The shape of the elliptical phase transition cross-section formed during the OPGW DC ice melting experiment is consistent with that of the ice melting simulation model, and is also consistent with the results of the ice melting experiment carried out by the literature [26] at the Xuefengshan natural ice-covered experimental station. Due to the assumption and simplification of the model, as well as the uncontrollable factors, such as wind speed and wind direction in the experiment, the temperature rise curves of OPGW DC ice melting measured in the experiment have some errors with the simulation results, and the relative standard deviation is 5.45%, with a maximum difference of about 3.5 K in temperature and 10 min in ice melting time.
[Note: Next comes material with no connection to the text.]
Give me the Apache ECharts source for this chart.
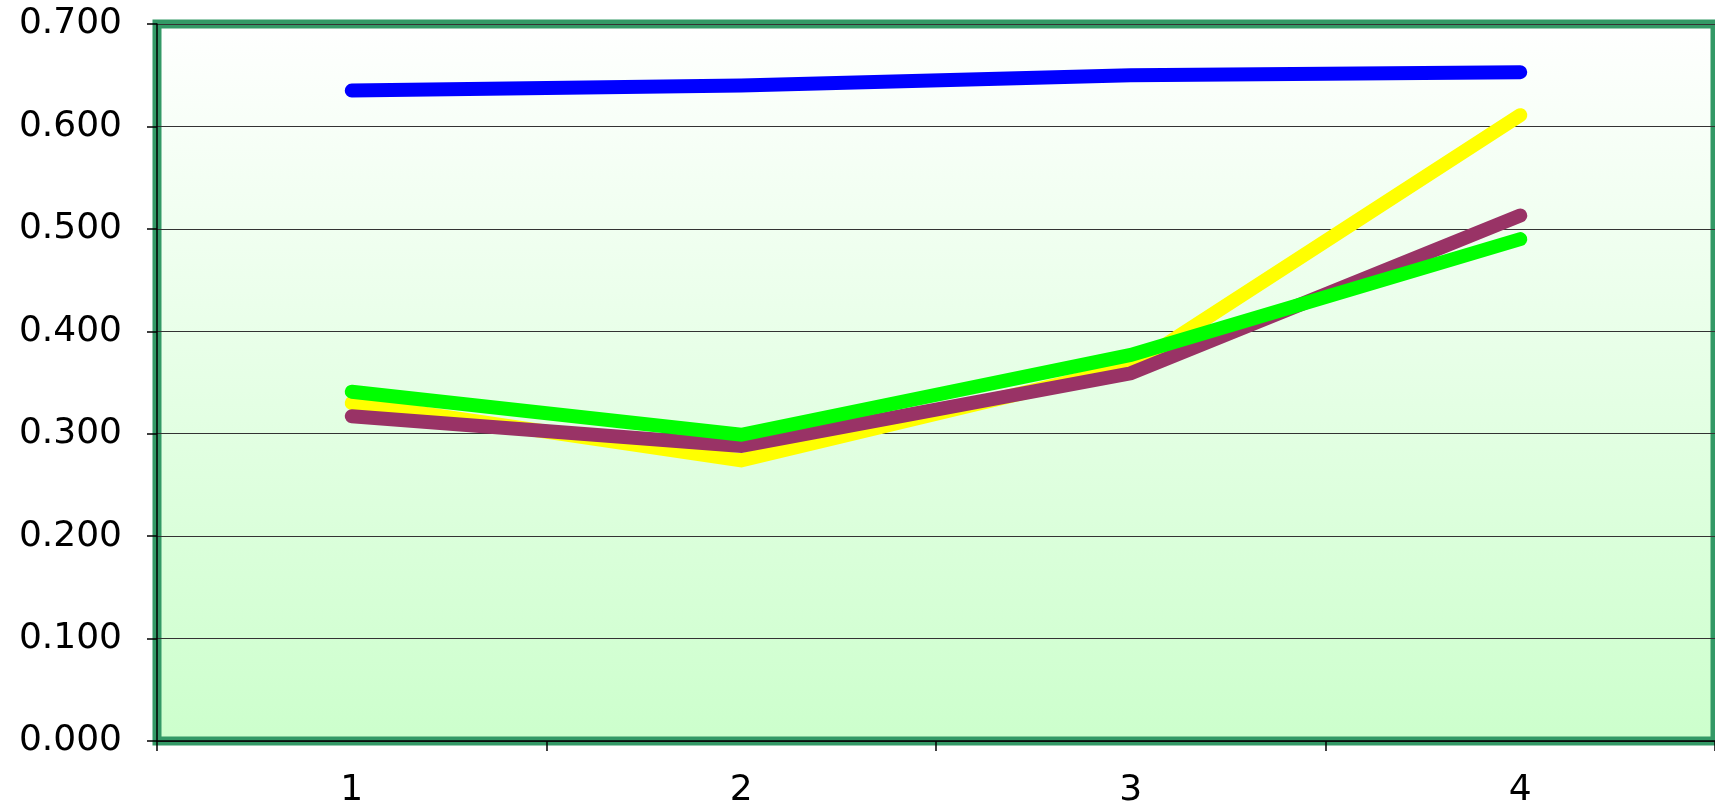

But, the overall trend is the identical, and the temperature rise curves are all shown as increasing first and then decreasing, which verifies the accuracy of the OPGW DC ice melting model and the calculation results.

The refined numerical analysis model of OPGW DC ice melting constructed in this paper can provide technical support for evaluating or predicting the real-time ice melting status of overhead ground lines, and then provide reference for the reasonable selection of ice melting current and ice melting time, which is of important engineering practical value.